Dive Brief:
- CMS' Office of the Actuary (OACT) today published in Health Affairs that total healthcare spending growth expected to average 5.8% annually over 2015-2025.
- In addition, health spending is projected to grow 1.3 percentage points quicker than GDP per year over 2015-2025, thus resulting in the health share of the GDP predicted to rise to 20.1% by 2025 from 17.5% in 2014.
- Overall, national health expenditures are estimated to have reached $3.2 trillion in 2015.
Dive Insight:
In addition, OACT found national health spending is projected to have been 5.5% in 2015. Slower growth in such spending is expected in 2016 at 4.8% as Medicaid and marketplace enrollment slows and associated uninsured rates decline.
"In 2015, medical price inflation slowed to 0.8%, down from 1.4% in 2014. Hospital prices increased by 0.9% while price growth in physician services fell by 1.1%," the authors found.

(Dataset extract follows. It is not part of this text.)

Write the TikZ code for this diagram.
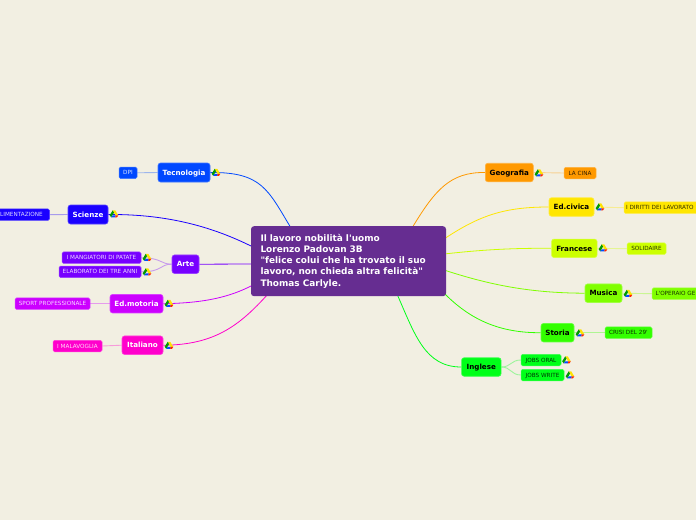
\documentclass[tikz,border=0pt]{standalone}
\usepackage{fontspec}
\setmainfont{DejaVu Sans}
\usepackage{xcolor}
\definecolor{paper}{RGB}{242,239,226}
\definecolor{central}{RGB}{102,45,145}
\definecolor{tecnocol}{RGB}{0,72,255}
\definecolor{scienzecol}{RGB}{26,0,255}
\definecolor{artecol}{RGB}{119,0,255}
\definecolor{motoriacol}{RGB}{204,0,255}
\definecolor{italianocol}{RGB}{255,0,204}
\definecolor{geocol}{RGB}{255,153,0}
\definecolor{civicacol}{RGB}{255,230,0}
\definecolor{francol}{RGB}{204,255,0}
\definecolor{musicacol}{RGB}{128,255,0}
\definecolor{storiacol}{RGB}{51,255,0}
\definecolor{inglesecol}{RGB}{0,255,25}
\usepackage{tikz}
\usetikzlibrary{backgrounds}
\tikzset{
  branch/.style={rectangle, rounded corners=2.5pt, inner sep=0pt, fill=#1, draw=#1!75!white, line width=0.6pt, text height=5.4pt, text depth=0pt, font=\fontsize{7.15}{9}\selectfont\bfseries},
  leaf/.style={rectangle, rounded corners=1.5pt, inner sep=0pt, minimum height=11.5pt, fill=#1, draw=#1!75!white, line width=0.5pt, text height=4.2pt, text depth=0pt, font=\fontsize{5.7}{6}\selectfont},
  link/.style={#1, line width=0.8pt},
  sublink/.style={#1!35!paper, line width=0.9pt},
  drive/.pic={
    \fill[yellow!85!orange] (-1.3,-3.6) -- (1.3,-3.6) -- (4.3,1.4) -- (1.6,1.4) -- cycle;
    \fill[green!60!black] (-1.3,-3.6) -- (0,-1.4) -- (-2.8,3.4) -- (-4.3,1.2) -- cycle;
    \fill[blue!70!cyan] (-1.4,1.4) -- (1.8,1.4) -- (1.2,3.4) -- (-2.8,3.4) -- cycle;
    \fill[red!75!orange] (1.8,1.4) -- (4.3,1.4) -- (2.9,3.4) -- (1.2,3.4) -- cycle;
  }
}

\begin{document}
\begin{tikzpicture}[x=1pt, y=-1pt]
\useasboundingbox (0,0) rectangle (696,520);
\clip (0,0) rectangle (696,520);
% centre
\node[rectangle, rounded corners=3pt, fill=central, text=white, inner sep=0pt, minimum width=195pt, minimum height=70pt, text width=176pt, align=left, font=\fontsize{8.95}{11.1}\selectfont\bfseries] (lavoro) at (348.5,261.2) {Il lavoro nobilità l\textquotesingle uomo\\Lorenzo Padovan 3B\\\textquotedbl felice colui che ha trovato il suo\\lavoro, non chieda altra felicità\textquotedbl\\Thomas Carlyle.};
% left side
\node[branch=tecnocol, text=white, minimum width=52pt, minimum height=19pt] (tecnologia) at (184,172.5) {Tecnologia};
\node[leaf=tecnocol, text=white!85!tecnocol, minimum width=18pt] (dpi) at (128,172.8) {DPI};
\node[branch=scienzecol, text=white, minimum width=40pt, minimum height=19pt] (scienze) at (88,214.5) {Scienze};
\node[leaf=scienzecol, text=white!85!scienzecol, minimum width=60pt] (alimentazione) at (19.5,214.7) {ALIMENTAZIONE};
\node[branch=artecol, text=white, minimum width=27pt, minimum height=18.5pt] (arte) at (185.5,264.2) {Arte};
\node[leaf=artecol, text=white!85!artecol, minimum width=79pt] (mangiatori) at (101.5,257.7) {I MANGIATORI DI PATATE};
\node[leaf=artecol, text=white!85!artecol, minimum width=82pt] (elaborato) at (100,271.8) {ELABORATO DEI TRE ANNI};
\node[branch=motoriacol, text=white, minimum width=53pt, minimum height=18.5pt] (motoria) at (136.5,303.7) {Ed.motoria};
\node[leaf=motoriacol, text=white!85!motoriacol, minimum width=75pt] (sport) at (52.5,303.7) {SPORT PROFESSIONALE};
\node[branch=italianocol, text=white, minimum width=41pt, minimum height=18.5pt] (italiano) at (142.5,345.2) {Italiano};
\node[leaf=italianocol, text=white!85!italianocol, minimum width=49pt] (malavoglia) at (77.5,346) {I MALAVOGLIA};
% right side
\node[branch=geocol, minimum width=48pt, minimum height=18.5pt] (geografia) at (509.3,172.5) {Geografia};
\node[leaf=geocol, text=black!80!geocol, minimum width=32pt] (cina) at (580,173) {LA CINA};
\node[branch=civicacol, minimum width=45pt, minimum height=18.5pt] (civica) at (571.5,207) {Ed.civica};
\node[leaf=civicacol, text=black!80!civicacol, minimum width=78pt, text width=74pt, align=left] (diritti) at (663,207.7) {I DIRITTI DEI LAVORATO};
\node[branch=francol, minimum width=45.5pt, minimum height=18.5pt] (francese) at (574.3,248.3) {Francese};
\node[leaf=francol, text=black!80!francol, minimum width=39pt] (solidaire) at (646.5,248.7) {SOLIDAIRE};
\node[branch=musicacol, minimum width=37pt, minimum height=18.5pt] (musica) at (603.5,293.2) {Musica};
\node[leaf=musicacol, text=black!80!musicacol, minimum width=50pt, text width=43pt, align=left] (operaio) at (677,293.7) {L\textquotesingle OPERAIO GE};
\node[branch=storiacol, minimum width=33pt, minimum height=18.5pt] (storia) at (557.5,332.7) {Storia};
\node[leaf=storiacol, text=black!80!storiacol, minimum width=47pt] (crisi) at (628.5,332.7) {CRISI DEL 29\textquotesingle};
\node[branch=inglesecol, minimum width=39.5pt, minimum height=18.5pt] (inglese) at (481.3,367) {Inglese};
\node[leaf=inglesecol, text=black!80!inglesecol, minimum width=40pt] (orale) at (541,360) {JOBS ORAL};
\node[leaf=inglesecol, text=black!80!inglesecol, minimum width=43pt] (scritto) at (542.5,375) {JOBS WRITE};
% where the curves meet the centre
\coordinate (intecno) at (291,228);
\coordinate (inscienze) at (253,247);
\coordinate (inarte) at (253,264);
\coordinate (inmotoria) at (253,285);
\coordinate (initaliano) at (268,294);
\coordinate (ingeo) at (412,228);
\coordinate (incivica) at (444,239);
\coordinate (infran) at (444,254);
\coordinate (inmusica) at (444,270);
\coordinate (instoria) at (443,292);
\coordinate (iningl) at (397,294);
\begin{scope}[on background layer]
\fill[paper] (0,0) rectangle (696,520);
\draw[link=tecnocol] (tecnologia.east) .. controls (262,172) and (268,190) .. (intecno);
\draw[link=scienzecol] (scienze.east) .. controls (170,214) and (215,228) .. (inscienze);
\draw[link=artecol] (arte.east) -- (inarte);
\draw[link=motoriacol] (motoria.east) .. controls (205,303) and (230,297) .. (inmotoria);
\draw[link=italianocol] (italiano.east) .. controls (215,345) and (240,325) .. (initaliano);
\draw[link=geocol] (geografia.west) .. controls (450,172) and (435,190) .. (ingeo);
\draw[link=civicacol] (civica.west) .. controls (505,207) and (480,215) .. (incivica);
\draw[link=francol] (francese.west) .. controls (510,248) and (480,250) .. (infran);
\draw[link=musicacol] (musica.west) .. controls (530,293) and (490,285) .. (inmusica);
\draw[link=storiacol] (storia.west) .. controls (500,333) and (470,320) .. (instoria);
\draw[link=inglesecol] (inglese.west) .. controls (425,367) and (415,335) .. (iningl);
\draw[sublink=tecnocol] (tecnologia.west) -- (dpi.east);
\draw[sublink=scienzecol] (scienze.west) -- (alimentazione.east);
\draw[sublink=artecol] (arte.west) .. controls (160,264) and (162,258) .. (mangiatori.east);
\draw[sublink=artecol] (arte.west) .. controls (160,264) and (162,272) .. (elaborato.east);
\draw[sublink=motoriacol] (motoria.west) -- (sport.east);
\draw[sublink=italianocol] (italiano.west) -- (malavoglia.east);
\draw[sublink=geocol] (geografia.east) -- (cina.west);
\draw[sublink=civicacol] (civica.east) -- (diritti.west);
\draw[sublink=francol] (francese.east) -- (solidaire.west);
\draw[sublink=musicacol] (musica.east) -- (operaio.west);
\draw[sublink=storiacol] (storia.east) -- (crisi.west);
\draw[sublink=inglesecol] (inglese.east) .. controls (511,367) and (511,360) .. (orale.west);
\draw[sublink=inglesecol] (inglese.east) .. controls (511,367) and (511,375) .. (scritto.west);
\end{scope}
% drive marks
\pic at (216,172.5) {drive};
\pic at (114,214) {drive};
\pic at (147,257.5) {drive};
\pic at (147,272) {drive};
\pic at (169,303.5) {drive};
\pic at (169,345.5) {drive};
\pic at (539,173) {drive};
\pic at (600,207) {drive};
\pic at (603,248) {drive};
\pic at (628,293.5) {drive};
\pic at (580,333) {drive};
\pic at (566.5,360) {drive};
\pic at (570,375) {drive};
\end{tikzpicture}
\end{document}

"Hospital spending growth is expected to grow at an annual average rate of 5.8%," Sean Keehan, from CMS' OACT, said on a conference call. "This rate of growth would be faster than the last two historical years and this is because of modest increases in the use and price of hospital services."
"Also despite expanded insurance coverage provided by the marketplaces, growth in private health insurance spending on physician and clinical services is tempered somewhat over the projection period by the continued expected growth of high deductible plans which tends to disproportionately impact the utilization in this category," Keehan continued.
"The Affordable Care Act continues to help keep overall health spending growth at a modest level and at a lower growth rate than the previous two decades. This progress is occurring while also helping more Americans get coverage, often for the first time," said CMS acting Administrator Andy Slavitt said in a prepared statement. “Per-capita spending and medical inflation also remain at historically very modest levels, demonstrating the importance of continuing to reform our delivery systems.”4
Additional projections include:
- The share of health expenses that Americans pay out-of-pocket is projected to decline from 10.9% in 2014 to 9.9% in 2025; and
- Federal, state and local governments are projected to finance 47% of national health spending (up from 45% in 2014).